Third, the statement that God "humbles whom he will" connects to the Catholic doctrine of divine sovereignty and the theology of suffering. Pope St. John Paul II's Salvifici Doloris (1984) reflects deeply on redemptive suffering, and Tobit — a just man afflicted without apparent cause — is a deuterocanonical prototype of this mystery. His counsel does not emerge from comfortable success but from hard-won wisdom in suffering, giving it a spiritual authority beyond mere proverbial instruction.
Finally, St. Thomas Aquinas, in the Summa Theologiae (II-II, q. 49, a. 3), lists docilitas — the readiness to be taught — as an integral part of prudence. Verse 18's command not to despise profitable counsel is a direct expression of this Thomistic virtue.

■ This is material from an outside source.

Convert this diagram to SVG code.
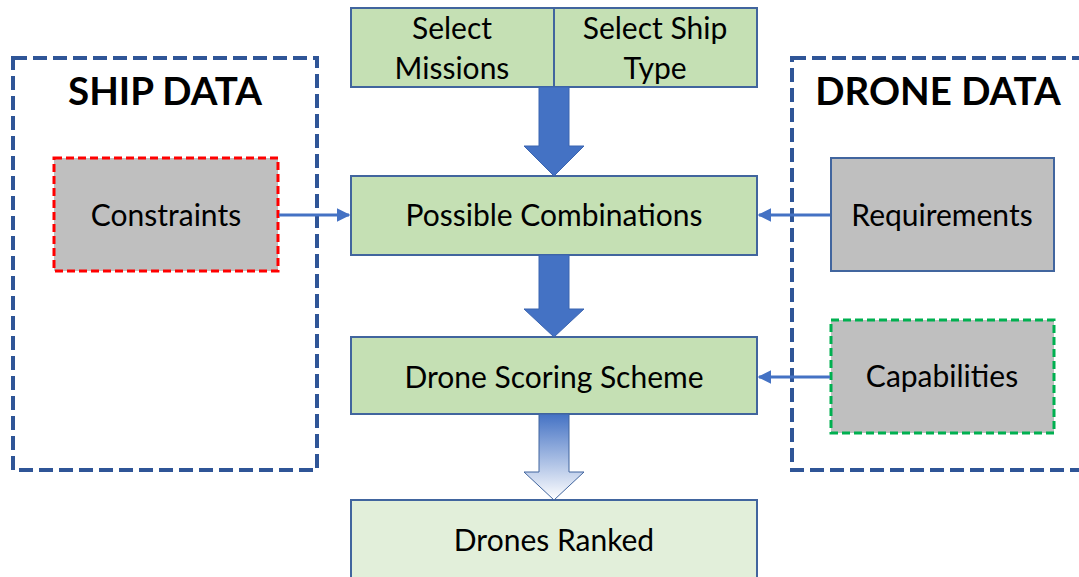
<svg xmlns="http://www.w3.org/2000/svg" width="1079" height="577" viewBox="0 0 1079 577">
  <defs>
    <style>
      .lbl { font-family: Lato, "Liberation Sans", sans-serif; font-size: 30px; fill: #000; text-anchor: middle; }
      .title { font-family: Lato, "Liberation Sans", sans-serif; font-size: 38.5px; font-weight: bold; fill: #000; text-anchor: middle; }
      .step { fill: #c5e0b4; stroke: #41659e; stroke-width: 2; }
      .final { fill: #e2efda; stroke: #41659e; stroke-width: 2; }
      .group { fill: none; stroke: #2f5597; stroke-width: 4; stroke-dasharray: 14 6; }
      .data { fill: #bfbfbf; }
      .flow { fill: #4472c4; stroke: #3b65b0; stroke-width: 1; }
      .feed { stroke: #4472c4; stroke-width: 3; fill: none; marker-end: url(#head); }
    </style>
    <marker id="head" viewBox="0 0 10 10" refX="9" refY="5" markerWidth="4.5" markerHeight="4.5" orient="auto" markerUnits="strokeWidth">
      <path d="M0,0 L10,5 L0,10 Z" fill="#4472c4"/>
    </marker>
    <linearGradient id="fade" x1="0" y1="0" x2="0" y2="1">
      <stop offset="0" stop-color="#4472c4"/>
      <stop offset="1" stop-color="#ffffff"/>
    </linearGradient>
  </defs>

  <!-- ship data group -->
  <g id="ship-data">
    <rect class="group" x="13" y="58" width="304" height="412"/>
    <text class="title" x="165" y="105">SHIP DATA</text>
  </g>
  <g id="constraints">
    <rect class="data" x="54" y="158" width="224" height="113" stroke="#ff0000" stroke-width="3" stroke-dasharray="8 4"/>
    <text class="lbl" x="166" y="226">Constraints</text>
  </g>

  <!-- drone data group -->
  <g id="drone-data">
    <rect class="group" x="792" y="58" width="300" height="412"/>
    <text class="title" x="938" y="105">DRONE DATA</text>
  </g>
  <g id="requirements">
    <rect class="data" x="831" y="158" width="223" height="113" stroke="#41659e" stroke-width="2"/>
    <text class="lbl" x="942" y="226">Requirements</text>
  </g>
  <g id="capabilities">
    <rect class="data" x="831" y="320" width="223" height="113" stroke="#00b050" stroke-width="3" stroke-dasharray="8 4"/>
    <text class="lbl" x="942" y="387">Capabilities</text>
  </g>

  <!-- selection header -->
  <g id="select-missions">
    <rect class="step" x="351" y="8" width="203" height="79"/>
    <text class="lbl" x="452" y="39">Select</text>
    <text class="lbl" x="452" y="79">Missions</text>
  </g>
  <g id="select-ship-type">
    <rect class="step" x="554" y="8" width="203" height="79"/>
    <text class="lbl" x="655" y="39">Select Ship</text>
    <text class="lbl" x="655" y="79">Type</text>
  </g>

  <g id="possible-combinations">
    <rect class="step" x="351" y="176" width="406" height="79"/>
    <text class="lbl" x="554" y="226">Possible Combinations</text>
  </g>
  <g id="drone-scoring-scheme">
    <rect class="step" x="351" y="337" width="406" height="77"/>
    <text class="lbl" x="554" y="388">Drone Scoring Scheme</text>
  </g>
  <g id="drones-ranked">
    <rect class="final" x="351" y="500" width="406" height="82"/>
    <text class="lbl" x="554" y="551">Drones Ranked</text>
  </g>

  <!-- connectors -->
  <g id="connectors">
    <path class="flow" d="M539,87 H569 V146 H584 L554,176 L524,146 H539 Z"/>
    <path class="flow" d="M539,255 H569 V309 H584 L554,337 L524,309 H539 Z"/>
    <path d="M539,414 H569 V472 H584 L554,500 L524,472 H539 Z" fill="url(#fade)" stroke="#41659e" stroke-width="1"/>
    <line class="feed" x1="279" y1="215" x2="349" y2="215"/>
    <line class="feed" x1="830" y1="215" x2="759" y2="215"/>
    <line class="feed" x1="830" y1="377" x2="759" y2="377"/>
  </g>
</svg>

Contemporary Catholic life is saturated with noise: algorithmic recommendations, social-media consensus, and the cult of individual autonomy. Against this backdrop, Tobit's two-verse counsel is a sharp corrective. Verse 18 calls Catholics to the countercultural practice of actually seeking wise advisors — a spiritual director, a trusted confessor, a wise elder in the faith — and, crucially, to receive their counsel with humility rather than filtering it through what we already want to hear. The warning not to "despise profitable counsel" is aimed squarely at the pride that has already decided before asking.
Verse 19 confronts the anxiety culture that afflicts even devout Catholics. The instruction to bless God "at all times" — not only when prayers are answered as hoped — is a discipline of grateful trust that cuts against treating God as a vending machine for desired outcomes. A practical application: adopt the Lauds and Vespers of the Liturgy of the Hours as daily bookends to work, practicing the blessing of God at the start and close of each day's "paths and counsels." This is not pietism but the concrete spiritual architecture that Tobit is commending — a life framed by praise, not merely punctuated by petition.
The phrase "he humbles whom he will, as he will" is deliberately sobering. It places divine sovereignty at the center of the discourse without resolving the tension between freedom and providence — it simply insists that God is not obligated to any human scheme, however prudent. This is the wisdom of a man who has suffered unjustly (Tobit's blindness), yet maintained faith.
The closing exhortation — "remember my commandments, and let them not be blotted out of your mind" — seals the discourse with the language of memory, so central to the Deuteronomic tradition. To remember the commandments is to internalize them, to let them become the lens through which all of life is perceived.
Typological and Spiritual Senses
Typologically, Tobit's instruction to his son on the eve of a dangerous journey prefigures the Church's ongoing catechetical mission: parents and teachers hand on wisdom not as mere information but as a way of walking before God. The "straight paths" Tobit invokes anticipate the "Way" (hodos) that Christ himself becomes (John 14:6), the definitive answer to every human search for right counsel.